North East Wales

'Extraordinary' genetic make-up of north-east Wales men

DNA
Image caption Why more men in north Wales carry a rare marker in the Y chromosome is not yet known

Experts are asking people from north-east Wales to provide a DNA sample to discover why those from the area carry rare genetic make-up.

So far, 500 people have taken part in the study which shows 30% of men carry an unusual type of Y chromosome, compared to 1% of men elsewhere the UK.

Common in Mediterranean men, it was initially thought to suggest Bronze Age migrants 4,000 years ago.

Sheffield University scientists explain the study at Wrexham Science Festival.

'Quite extraordinary'

A team of scientists, led by Dr Andy Grierson and Dr Robert Johnston, from the University of Sheffield is trying to find out how and why this has come about.

Dr Grierson is leading the talk at Glyndŵr University on Tuesday and wants to speak to people with ancestry in the region to discover what is known about their family history - and to provide them with an opportunity to contribute a DNA sample to the project.

"The number of people in north-east Wales with this genetic make-up is quite extraordinary," he said.

"This type of genetic make-up is usually found in the eastern Mediterranean which made us think that there might have been strong connections between north-east Wales and this part of Europe somewhere in the past.

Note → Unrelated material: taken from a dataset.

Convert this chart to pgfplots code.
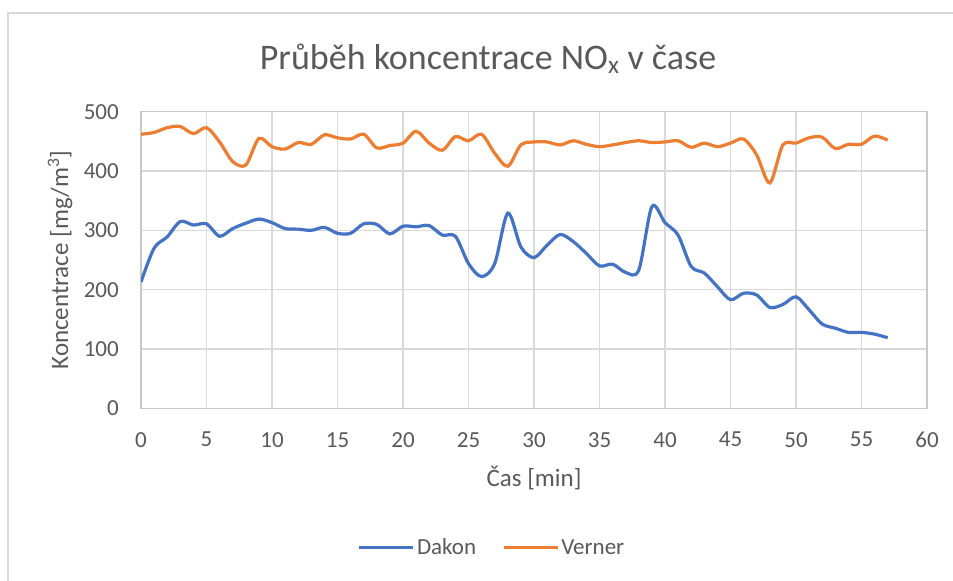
\documentclass[border=0pt]{standalone}
\usepackage{pgfplots}
\pgfplotsset{compat=1.18}
\usepackage{fontspec}
\setmainfont{Carlito}
\definecolor{dblue}{HTML}{4472C4}
\definecolor{vorange}{HTML}{ED7D31}
\definecolor{txt}{HTML}{595959}
\definecolor{gridc}{HTML}{D9D9D9}
\definecolor{axc}{HTML}{C8C8C8}
\begin{document}
\begin{tikzpicture}
\useasboundingbox (0bp,0bp) rectangle (953bp,581bp);
\draw[gridc, line width=1.5bp] (8bp,0bp) -- (8bp,568bp) -- (953bp,568bp);
\begin{axis}[
  at={(141bp,172.7bp)}, anchor=south west,
  scale only axis, width=786bp, height=296.6bp,
  xmin=0, xmax=60, ymin=0, ymax=500,
  xtick={0,5,...,60}, ytick={0,100,...,500},
  grid=major, grid style={gridc, line width=1.2bp},
  axis line style={axc, line width=1.2bp},
  major tick length=0pt,
  tick label style={font=\fontsize{23bp}{27bp}\selectfont, text=txt},
  /pgf/number format/assume math mode=true,
  yticklabel style={anchor=east, inner sep=0pt, xshift=-22bp},
  xticklabel style={anchor=north, inner sep=0pt, yshift=-23.7bp},
  xlabel={Čas [min]},
  ylabel={Koncentrace [mg/m\textsuperscript{3}]},
  label style={font=\fontsize{25bp}{30bp}\selectfont, text=txt},
  xlabel style={at={(axis description cs:0.5,-0.2643)}, anchor=base},
  ylabel style={at={(axis description cs:-0.103,0.5)}, anchor=center},
  legend columns=2,
  legend style={at={(0.4466,-0.47)}, anchor=center, draw=none, fill=none,
    font=\fontsize{23bp}{27bp}\selectfont, text=txt,
    /tikz/every even column/.append style={column sep=24bp},
    /tikz/every odd column/.append style={column sep=0bp}},
  legend image code/.code={\draw[#1, line width=3.2bp] (0bp,0bp) -- (54bp,0bp);},
]
\addplot[dblue, line width=3.2bp, smooth, tension=0.5] coordinates {
(0,213) (1,270) (2,289) (3,315) (4,309) (5,311) (6,290) (7,303) (8,312) (9,319)
(10,313) (11,303) (12,302) (13,300) (14,305) (15,295) (16,295) (17,311) (18,310) (19,294)
(20,307) (21,306) (22,308) (23,292) (24,290) (25,244) (26,222) (27,244) (28,329) (29,272)
(30,254) (31,275) (32,293) (33,281) (34,261) (35,240) (36,243) (37,229) (38,233) (39,340)
(40,313) (41,292) (42,239) (43,228) (44,205) (45,183) (46,194) (47,191) (48,170) (49,175)
(50,188) (51,166) (52,142) (53,135) (54,128) (55,128) (56,125) (57,119)
};
\addlegendentry{Dakon}
\addplot[vorange, line width=3.2bp, smooth, tension=0.5] coordinates {
(0,462) (1,465) (2,473) (3,475) (4,463) (5,473) (6,449) (7,416) (8,410) (9,455)
(10,441) (11,437) (12,448) (13,445) (14,461) (15,456) (16,454) (17,462) (18,439) (19,443)
(20,447) (21,467) (22,447) (23,435) (24,458) (25,451) (26,462) (27,430) (28,408) (29,444)
(30,449) (31,449) (32,444) (33,451) (34,445) (35,441) (36,444) (37,448) (38,451) (39,448)
(40,449) (41,451) (42,440) (43,447) (44,441) (45,447) (46,454) (47,427) (48,380) (49,444)
(50,447) (51,456) (52,457) (53,438) (54,445) (55,445) (56,459) (57,452)
};
\addlegendentry{Verner}
\end{axis}
\node[anchor=base, font=\fontsize{36bp}{42bp}\selectfont, text=txt] at (488bp,511.7bp)
  {Průběh koncentrace\ NO\textsubscript{x} v čase};
\end{tikzpicture}
\end{document}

"But this appears not to be the case, so we're still looking to find out why it's happened and what it reveals about the history of the region."

Early into the study in 2009, the academics were hoping to link the migration of men in the Bronze Age to the discovery of copper.

The metal was found at both Parys Mountain on Anglesey, and on the Great Orme at Llandudno, Conwy.

Participants who come from the same area as their paternal grandfather are asked to give a cheek swab sample for genetic analysis. It is anonymous.

Dr Grierson leads research investigating the molecular basis of neurological disorders, including motor neuron disease and Alzheimer's disease.

He said he became interested in north Wales because of the unique genetic make-up, and because it offered an opportunity to investigate the history of the area using genetics.

"It provides a novel opportunity to look at past populations," he said.

"History and archaeology depend on surviving manuscripts and objects/landscapes. So it can be very limited.

"Genetics allows us to look at the historic population through their living descendants."

The Genetic Legacy of Medieval Society in north-east Wales takes place at Glyndŵr University's Wrexham campus from 1800 BST on Tuesday 19 July.